**SET PROBLEM:** Return the material exactly, first line through the line containing "import seaborn as sns", and nothing more. Pictures stay out.

**DATA LINES:**

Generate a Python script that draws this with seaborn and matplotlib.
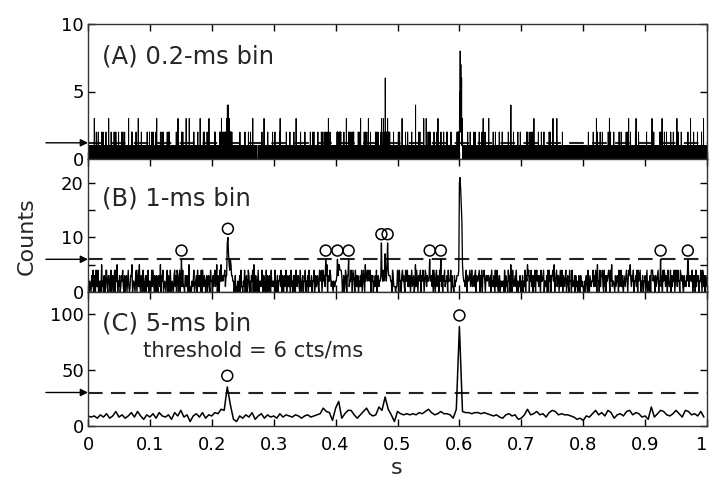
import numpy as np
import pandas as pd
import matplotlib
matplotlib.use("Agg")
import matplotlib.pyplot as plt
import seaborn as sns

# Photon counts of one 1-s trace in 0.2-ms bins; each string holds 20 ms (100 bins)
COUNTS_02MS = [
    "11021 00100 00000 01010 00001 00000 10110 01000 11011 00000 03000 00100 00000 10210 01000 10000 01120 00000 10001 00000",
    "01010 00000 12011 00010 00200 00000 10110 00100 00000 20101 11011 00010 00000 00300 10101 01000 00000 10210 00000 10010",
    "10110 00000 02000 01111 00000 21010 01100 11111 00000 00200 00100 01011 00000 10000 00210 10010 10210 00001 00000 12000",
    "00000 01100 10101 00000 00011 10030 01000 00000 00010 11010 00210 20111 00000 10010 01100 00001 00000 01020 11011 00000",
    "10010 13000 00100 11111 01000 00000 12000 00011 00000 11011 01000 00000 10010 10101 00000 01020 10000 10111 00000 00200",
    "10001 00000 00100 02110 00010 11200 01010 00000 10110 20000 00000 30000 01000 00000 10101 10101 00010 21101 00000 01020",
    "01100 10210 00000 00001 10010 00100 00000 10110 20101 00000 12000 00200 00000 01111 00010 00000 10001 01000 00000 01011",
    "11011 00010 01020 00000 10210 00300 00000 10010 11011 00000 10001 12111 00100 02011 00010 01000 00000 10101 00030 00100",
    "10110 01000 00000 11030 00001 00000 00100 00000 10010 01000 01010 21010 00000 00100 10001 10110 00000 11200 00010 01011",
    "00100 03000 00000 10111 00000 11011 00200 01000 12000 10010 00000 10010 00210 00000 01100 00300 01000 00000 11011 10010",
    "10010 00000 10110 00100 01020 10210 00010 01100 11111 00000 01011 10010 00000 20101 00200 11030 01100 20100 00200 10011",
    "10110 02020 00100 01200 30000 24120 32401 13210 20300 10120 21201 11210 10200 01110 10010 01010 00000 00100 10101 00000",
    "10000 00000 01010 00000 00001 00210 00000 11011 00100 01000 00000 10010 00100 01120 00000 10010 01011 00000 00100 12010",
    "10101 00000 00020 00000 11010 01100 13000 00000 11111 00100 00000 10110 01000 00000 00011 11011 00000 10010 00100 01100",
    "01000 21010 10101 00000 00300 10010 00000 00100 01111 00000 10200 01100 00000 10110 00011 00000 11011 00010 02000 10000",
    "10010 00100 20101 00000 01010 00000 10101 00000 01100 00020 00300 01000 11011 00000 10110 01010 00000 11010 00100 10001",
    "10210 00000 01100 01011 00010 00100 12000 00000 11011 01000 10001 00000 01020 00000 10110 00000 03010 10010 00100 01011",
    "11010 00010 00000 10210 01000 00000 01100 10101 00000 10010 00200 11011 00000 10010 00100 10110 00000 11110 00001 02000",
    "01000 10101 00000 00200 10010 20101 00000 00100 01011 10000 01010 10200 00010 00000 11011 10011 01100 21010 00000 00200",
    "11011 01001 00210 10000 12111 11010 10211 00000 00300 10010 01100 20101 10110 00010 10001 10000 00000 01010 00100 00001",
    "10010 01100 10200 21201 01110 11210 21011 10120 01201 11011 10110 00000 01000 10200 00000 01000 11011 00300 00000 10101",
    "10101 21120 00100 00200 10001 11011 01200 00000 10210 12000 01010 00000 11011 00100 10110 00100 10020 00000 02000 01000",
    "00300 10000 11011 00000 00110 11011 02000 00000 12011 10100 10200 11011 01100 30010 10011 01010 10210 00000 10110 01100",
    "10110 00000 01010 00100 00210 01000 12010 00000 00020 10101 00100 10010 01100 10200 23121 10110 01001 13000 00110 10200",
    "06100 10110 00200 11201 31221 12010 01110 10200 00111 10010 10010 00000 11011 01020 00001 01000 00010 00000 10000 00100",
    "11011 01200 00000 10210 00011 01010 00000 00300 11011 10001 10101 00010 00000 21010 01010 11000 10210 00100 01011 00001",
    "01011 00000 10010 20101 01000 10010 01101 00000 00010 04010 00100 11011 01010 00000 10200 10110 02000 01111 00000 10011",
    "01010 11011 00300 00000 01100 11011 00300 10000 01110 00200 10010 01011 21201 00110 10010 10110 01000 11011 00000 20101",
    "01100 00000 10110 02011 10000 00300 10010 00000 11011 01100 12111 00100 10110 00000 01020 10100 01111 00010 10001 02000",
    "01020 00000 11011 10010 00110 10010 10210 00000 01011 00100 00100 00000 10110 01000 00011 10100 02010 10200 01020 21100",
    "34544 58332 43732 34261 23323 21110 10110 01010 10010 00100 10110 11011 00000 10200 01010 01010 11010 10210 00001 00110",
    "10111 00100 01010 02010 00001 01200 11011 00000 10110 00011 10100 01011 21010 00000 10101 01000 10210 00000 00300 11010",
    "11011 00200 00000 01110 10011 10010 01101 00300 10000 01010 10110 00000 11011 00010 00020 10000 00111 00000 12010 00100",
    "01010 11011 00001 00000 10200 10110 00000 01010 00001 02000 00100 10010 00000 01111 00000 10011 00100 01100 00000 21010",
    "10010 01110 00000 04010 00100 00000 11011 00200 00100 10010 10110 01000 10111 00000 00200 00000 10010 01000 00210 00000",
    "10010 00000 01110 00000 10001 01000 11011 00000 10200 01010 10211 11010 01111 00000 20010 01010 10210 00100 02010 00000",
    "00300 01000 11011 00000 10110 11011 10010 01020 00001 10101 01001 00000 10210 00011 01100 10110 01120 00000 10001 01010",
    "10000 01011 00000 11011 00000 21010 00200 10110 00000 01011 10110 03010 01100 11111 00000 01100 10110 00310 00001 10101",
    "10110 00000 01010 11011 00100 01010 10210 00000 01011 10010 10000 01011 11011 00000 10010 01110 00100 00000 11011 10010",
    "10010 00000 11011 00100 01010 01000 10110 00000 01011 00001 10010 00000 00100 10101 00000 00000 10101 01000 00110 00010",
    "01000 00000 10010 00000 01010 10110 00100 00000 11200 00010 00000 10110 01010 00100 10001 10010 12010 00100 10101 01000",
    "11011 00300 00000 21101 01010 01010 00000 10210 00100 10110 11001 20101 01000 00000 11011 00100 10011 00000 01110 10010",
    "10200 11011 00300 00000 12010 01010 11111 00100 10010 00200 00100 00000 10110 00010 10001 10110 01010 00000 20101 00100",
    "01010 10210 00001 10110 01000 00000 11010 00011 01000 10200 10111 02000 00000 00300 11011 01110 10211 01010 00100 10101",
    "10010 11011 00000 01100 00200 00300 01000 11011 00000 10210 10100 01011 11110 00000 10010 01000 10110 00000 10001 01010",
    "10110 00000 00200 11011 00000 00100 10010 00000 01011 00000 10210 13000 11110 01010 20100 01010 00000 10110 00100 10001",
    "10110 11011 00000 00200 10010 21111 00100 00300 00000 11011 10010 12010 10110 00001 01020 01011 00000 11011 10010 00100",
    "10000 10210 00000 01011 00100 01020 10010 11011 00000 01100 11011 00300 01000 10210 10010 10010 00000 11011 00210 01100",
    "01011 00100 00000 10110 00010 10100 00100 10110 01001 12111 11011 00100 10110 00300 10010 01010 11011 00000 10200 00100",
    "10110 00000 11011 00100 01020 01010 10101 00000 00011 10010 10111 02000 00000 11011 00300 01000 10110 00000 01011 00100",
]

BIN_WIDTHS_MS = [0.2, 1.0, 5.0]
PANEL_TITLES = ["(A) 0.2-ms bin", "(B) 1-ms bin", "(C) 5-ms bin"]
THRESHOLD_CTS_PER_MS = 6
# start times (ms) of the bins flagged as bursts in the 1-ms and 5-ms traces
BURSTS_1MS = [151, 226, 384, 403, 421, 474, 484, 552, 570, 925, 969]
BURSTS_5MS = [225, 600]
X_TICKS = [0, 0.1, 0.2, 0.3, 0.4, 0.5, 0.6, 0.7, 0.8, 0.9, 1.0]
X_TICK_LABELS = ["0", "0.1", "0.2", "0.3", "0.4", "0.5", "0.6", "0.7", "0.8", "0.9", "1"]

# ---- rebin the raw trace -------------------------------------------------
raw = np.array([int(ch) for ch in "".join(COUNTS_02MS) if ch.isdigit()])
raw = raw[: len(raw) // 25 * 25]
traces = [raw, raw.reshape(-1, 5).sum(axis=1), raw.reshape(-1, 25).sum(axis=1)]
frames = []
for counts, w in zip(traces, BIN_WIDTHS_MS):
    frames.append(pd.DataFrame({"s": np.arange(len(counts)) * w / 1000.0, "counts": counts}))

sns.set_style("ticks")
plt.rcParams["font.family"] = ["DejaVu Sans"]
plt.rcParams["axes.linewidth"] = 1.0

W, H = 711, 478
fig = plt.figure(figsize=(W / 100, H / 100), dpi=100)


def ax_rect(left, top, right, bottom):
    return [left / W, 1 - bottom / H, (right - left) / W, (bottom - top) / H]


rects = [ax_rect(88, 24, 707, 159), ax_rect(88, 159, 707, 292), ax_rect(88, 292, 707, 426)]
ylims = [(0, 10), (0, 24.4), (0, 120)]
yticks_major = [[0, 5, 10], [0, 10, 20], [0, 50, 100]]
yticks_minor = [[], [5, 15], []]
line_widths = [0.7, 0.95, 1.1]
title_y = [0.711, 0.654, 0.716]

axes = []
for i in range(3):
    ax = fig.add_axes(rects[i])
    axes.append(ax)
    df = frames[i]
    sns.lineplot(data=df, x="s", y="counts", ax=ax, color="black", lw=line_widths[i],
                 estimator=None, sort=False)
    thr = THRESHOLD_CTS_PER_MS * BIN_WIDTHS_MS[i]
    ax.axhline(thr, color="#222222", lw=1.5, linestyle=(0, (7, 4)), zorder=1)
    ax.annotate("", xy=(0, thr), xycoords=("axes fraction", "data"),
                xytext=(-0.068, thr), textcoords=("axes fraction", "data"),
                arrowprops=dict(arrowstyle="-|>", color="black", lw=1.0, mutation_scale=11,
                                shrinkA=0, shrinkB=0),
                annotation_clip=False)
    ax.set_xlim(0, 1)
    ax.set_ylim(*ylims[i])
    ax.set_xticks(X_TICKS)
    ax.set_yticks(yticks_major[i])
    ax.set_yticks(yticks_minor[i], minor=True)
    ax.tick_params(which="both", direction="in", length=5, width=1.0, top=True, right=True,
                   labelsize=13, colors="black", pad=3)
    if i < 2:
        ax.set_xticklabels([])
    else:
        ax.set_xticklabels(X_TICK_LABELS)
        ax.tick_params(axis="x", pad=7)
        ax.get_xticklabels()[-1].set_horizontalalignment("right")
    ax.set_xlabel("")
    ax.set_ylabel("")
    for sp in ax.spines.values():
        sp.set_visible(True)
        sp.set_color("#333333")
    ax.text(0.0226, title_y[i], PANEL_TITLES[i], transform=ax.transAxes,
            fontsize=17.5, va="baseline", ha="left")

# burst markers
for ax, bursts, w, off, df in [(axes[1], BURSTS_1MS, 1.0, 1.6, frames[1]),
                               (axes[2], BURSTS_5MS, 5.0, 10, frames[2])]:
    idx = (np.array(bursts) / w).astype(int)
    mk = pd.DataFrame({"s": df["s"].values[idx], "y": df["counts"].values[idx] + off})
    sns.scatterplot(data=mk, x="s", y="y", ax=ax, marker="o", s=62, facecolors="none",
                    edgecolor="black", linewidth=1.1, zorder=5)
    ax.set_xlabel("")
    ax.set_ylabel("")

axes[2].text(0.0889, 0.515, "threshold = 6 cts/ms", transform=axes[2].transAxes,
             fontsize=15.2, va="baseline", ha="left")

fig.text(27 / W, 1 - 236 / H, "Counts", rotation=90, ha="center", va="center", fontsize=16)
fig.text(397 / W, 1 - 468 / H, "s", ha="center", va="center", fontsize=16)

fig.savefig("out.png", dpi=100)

**CORRECT OUTPUT:**
Generate a Python script that draws this with seaborn and matplotlib.
import numpy as np
import pandas as pd
import matplotlib
matplotlib.use("Agg")
import matplotlib.pyplot as plt
import seaborn as sns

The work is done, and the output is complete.